Western Energy Companies Under Sabotage Threat
An anonymous reader writes In a post published Monday, Symantec writes that western countries including the U.S., Spain, France, Italy, Germany, Turkey, and Poland are currently the victims of an ongoing cyberespionage campaign. The group behind the operation, called Dragonfly by Symantec, originally targeted aviation and defense companies as early as 2011, but in early 2013, they shifted their focus to energy firms. They use a variety of malware tools, including remote access trojans (RATs) and operate during Eastern European business hours. Symantec compares them to Stuxnet except that "Dragonfly appears to have a much broader focus with espionage and persistent access as its current objective with sabotage as an optional capability if required."
I read The group behind the operation, called Dragonfly by Symantec as that Symantec had a group called Dragonfly, and they were performing the espionage.
And my thought processes didn't toss that out as being unreasonable.
I am Slashdot. Are you Slashdot as well?
I've done a couple of projects with engineering companies including one at a power plant. From what I've seen, the thing that tends to lead from air gapping to lack of airgapping is support.

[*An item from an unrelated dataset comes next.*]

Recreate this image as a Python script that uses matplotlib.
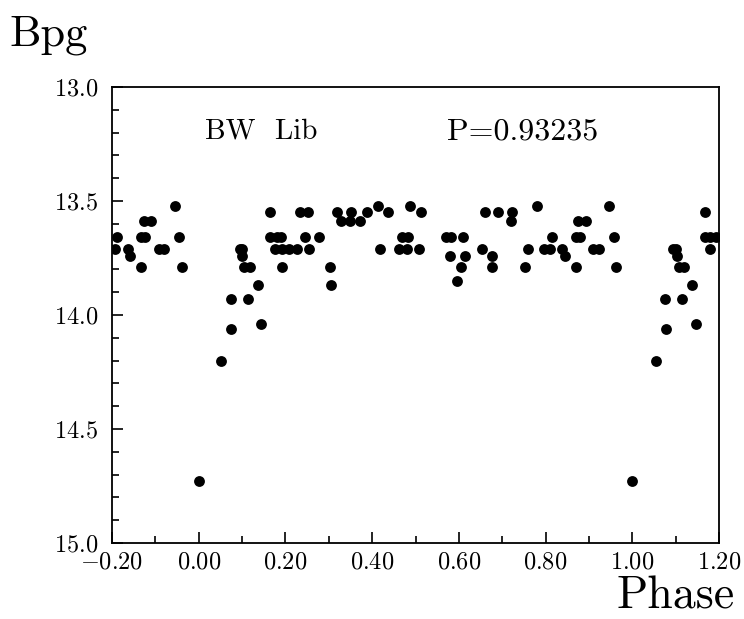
import matplotlib
matplotlib.use("Agg")
import matplotlib.pyplot as plt
from matplotlib.ticker import MultipleLocator, StrMethodFormatter

plt.rcParams['font.family'] = ['cmr10', 'DejaVu Serif']
plt.rcParams['mathtext.fontset'] = 'cm'

# phase and Bpg magnitude
phase = [
    -0.193, -0.188, -0.164, -0.158, -0.132, -0.123, -0.132, -0.127, -0.109, -0.092,
    -0.079, -0.055, -0.045, -0.039,
    0.000, 0.051, 0.074, 0.075, 0.095, 0.099, 0.101, 0.104, 0.118, 0.113,
    0.136, 0.144, 0.165, 0.165, 0.180, 0.190, 0.176, 0.191, 0.208, 0.226,
    0.191, 0.234, 0.253, 0.245, 0.254, 0.278, 0.302, 0.305, 0.318, 0.327,
    0.349, 0.351, 0.373, 0.389, 0.414, 0.436, 0.417, 0.461, 0.468, 0.480,
    0.483, 0.487, 0.509, 0.513, 0.570, 0.581, 0.580, 0.610, 0.613, 0.605,
    0.596, 0.653, 0.660, 0.677, 0.676, 0.690, 0.723, 0.721, 0.779, 0.759,
    0.752, 0.796, 0.810, 0.814, 0.838, 0.844, 0.870, 0.869, 0.879, 0.875,
    0.893, 0.909, 0.922, 0.947, 0.958, 0.962,
    1.000, 1.054, 1.075, 1.077, 1.094, 1.100, 1.103, 1.107, 1.118, 1.115,
    1.138, 1.147, 1.168, 1.168, 1.179, 1.193, 1.180,
]
bpg = [
    13.71, 13.66, 13.71, 13.74, 13.66, 13.66, 13.79, 13.59, 13.59, 13.71,
    13.71, 13.52, 13.66, 13.79,
    14.73, 14.20, 13.93, 14.06, 13.71, 13.71, 13.74, 13.79, 13.79, 13.93,
    13.87, 14.04, 13.55, 13.66, 13.66, 13.66, 13.71, 13.71, 13.71, 13.71,
    13.79, 13.55, 13.55, 13.66, 13.71, 13.66, 13.79, 13.87, 13.55, 13.59,
    13.59, 13.55, 13.59, 13.55, 13.52, 13.55, 13.71, 13.71, 13.66, 13.71,
    13.66, 13.52, 13.71, 13.55, 13.66, 13.66, 13.74, 13.66, 13.74, 13.79,
    13.85, 13.71, 13.55, 13.74, 13.79, 13.55, 13.55, 13.59, 13.52, 13.71,
    13.79, 13.71, 13.71, 13.66, 13.71, 13.74, 13.79, 13.66, 13.66, 13.59,
    13.59, 13.71, 13.71, 13.52, 13.66, 13.79,
    14.73, 14.20, 13.93, 14.06, 13.71, 13.71, 13.74, 13.79, 13.79, 13.93,
    13.87, 14.04, 13.55, 13.66, 13.66, 13.66, 13.71,
]

star = "BW  Lib"
period = "P=0.93235"

fig = plt.figure(figsize=(7.44, 6.19), dpi=100)
ax = fig.add_axes([0.1505, 0.1228, 0.816, 0.7367])

ax.plot(phase, bpg, 'o', color='black', ms=7.8, mew=0)

ax.set_xlim(-0.2, 1.2)
ax.set_ylim(15.0, 13.0)
ax.xaxis.set_major_locator(MultipleLocator(0.2))
ax.xaxis.set_minor_locator(MultipleLocator(0.1))
ax.yaxis.set_major_locator(MultipleLocator(0.5))
ax.yaxis.set_minor_locator(MultipleLocator(0.1))
ax.xaxis.set_major_formatter(StrMethodFormatter('${x:.2f}$'))
ax.yaxis.set_major_formatter(StrMethodFormatter('${x:.1f}$'))
ax.tick_params(which='both', direction='in', top=False, right=False,
               labelsize=17.5, width=1.2)
ax.tick_params(which='major', length=8)
ax.tick_params(which='minor', length=5)
ax.tick_params(axis='x', pad=6)
ax.tick_params(axis='y', pad=10)
for s in ax.spines.values():
    s.set_linewidth(1.3)

ax.text(0.015, 13.195, star, fontsize=21, va='center', ha='left')
ax.text(0.573, 13.195, period, fontsize=23, va='center', ha='left')

fig.text(0.013, 0.943, "Bpg", fontsize=32, va='center', ha='left')
fig.text(0.988, 0.036, "Phase", fontsize=33, va='center', ha='right')

fig.savefig("out.png", dpi=100)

The engineering companies don't have the IT infrastructure experience or skills in their engineering practice. They hired me to do basic stuff like SAN setup, switch configuration, VMware, etc.
The engineering company is required to provide support for their subsystem for a period of a couple of years and this includes everything IT related. Their office is hundreds of miles from the plant so problems with the IT environment require them to fly someone out. This is expensive, the guy who goes out has limited troubleshooting and they turn to me.
But they don't want to pay for my services on site, so ultimately they end up ungapping the environment so it can be supported with less cost. They have some security -- VPN only and possibly other restrictions which limit VPN connectivity, but they break the air gap.
They could maintain the air gap, but it would cost money -- support and travel costs, etc.
Ideally the engineering company would make IT systems part of their practice, but I think a lot of engineers have an "I'm an engineer" mentality which makes them they're good at everything, so they see this as unnecessary. They could negotiate with the plant to engage their IT resources, but that would cost them money.
In the current case, it would appear that Russia doesn't accept the U.S. argument that civilian infrastructure should be off-limits. Whether the U.S. can complain here or not is debatable. The U.S. has targeted civilian infrastructure during conventional operations; they knocked out the power in Serbia during actions in Kosovo, for example. So the Russians could easily argue- and not without merit- that if it's OK to take out the power in Serbia using a stealth bomber and a conventional bomb, it ought to be OK to turn out the lights in the U.S. using a logic bomb.